Dubai’s royal family are po’d at the furor over the ports deal brought on by Capitol Hill Republicans and Democrats. They’re preparing to retaliate, not with military might, but with a power equal to. They’re ready to kick our wallets.
Retaliation from the emirate could come against lucrative deals with aircraft maker Boeing and by curtailing the docking of hundreds of American ships, including U.S. Navy ships, each year at its port in the United Arab Emirates (UAE), the source added.
And don’t think that doesn’t scare some folks.
It is not clear how much of Dubai’s behind-the-scenes anger would be followed up by action, but Boeing has been made aware of the threat and is already reportedly lobbying to save the ports deal.
The Emirates Group airline will decide later this year whether it will buy Boeing’s new 787 Dreamliner or its competitor, Airbus A350. The airline last fall placed an order worth $9.7 billion for 42 Boeing 777 aircraft, making Dubai Boeing’s largest 777 customer.
And when the subject is Boeing, it becomes a matter of interest to Congress. Specifically, House Speaker Dennis Hastert (R-Ill.).
Any repercussion to Boeing could put House Speaker Dennis Hastert (R-Ill.) in a delicate position. Boeing’s decision to move its headquarters to Chicago has been seen as calculated to facilitate a close relationship with Hastert. He is against the ports deal, and his office did not return calls by press time.
There is reason for the White House to be concerned. If Dubai feels like they’re being disrespected by the United States, one response could be to limit our military’s ability to use ports in their country.
A Republican trade lobbyist said that because the ports deal is a national-security issue blocking it would not be in violation of World Trade Agreement rules.
“In terms of them retaliating legally against the U.S. … I don’t think there are many options there,” the lobbyist said.
But when it comes to the emirates’ cooperation in the war on terrorism and in intelligence gathering, there is concern that some help may be pulled.
“If we reject the company in terms of doing the [ports] work, they are going to lose a lot of face. In the Arab culture, losing face is a big deal,” a former government official said. “We risk losing that help. It is not an empty threat.”
Dubai is a critical logistics hub for the U.S. Navy and a popular relaxation destination for troops fighting in the Middle East. On many occasions since the ports story erupted, the Pentagon has stressed the importance of the U.S-UAE relationship.
Last year, the U.S. Navy docked 590 supply vessels in Dubai, plus 56 warships, Gordon England, deputy secretary of defense, said in a Senate hearing last month. About 77,000 military personnel went on leave in the UAE last year, he added.

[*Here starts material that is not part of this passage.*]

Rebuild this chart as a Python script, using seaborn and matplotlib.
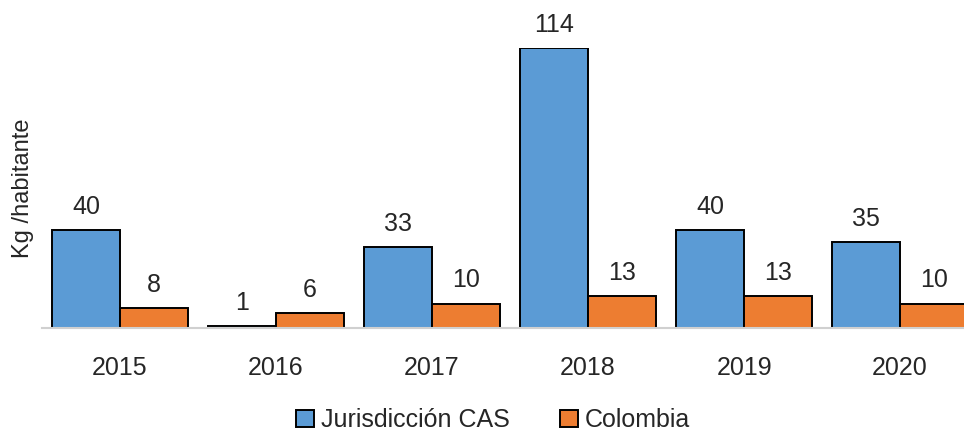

It all comes down to money and access. Congress will find a way to pass the deal if a loss of state dollars is at stake. Likewise, the Bush administration will find a way to keep our military vessels in Dubai. So, this leaves me wondering if the fight against the port deal is really just a waste of time for everyone involved. While it may score short term political points for one side or another, it doesn’t appear that any of this will stop Washington from pursuing the goal – pocketing the money and securing the needed access.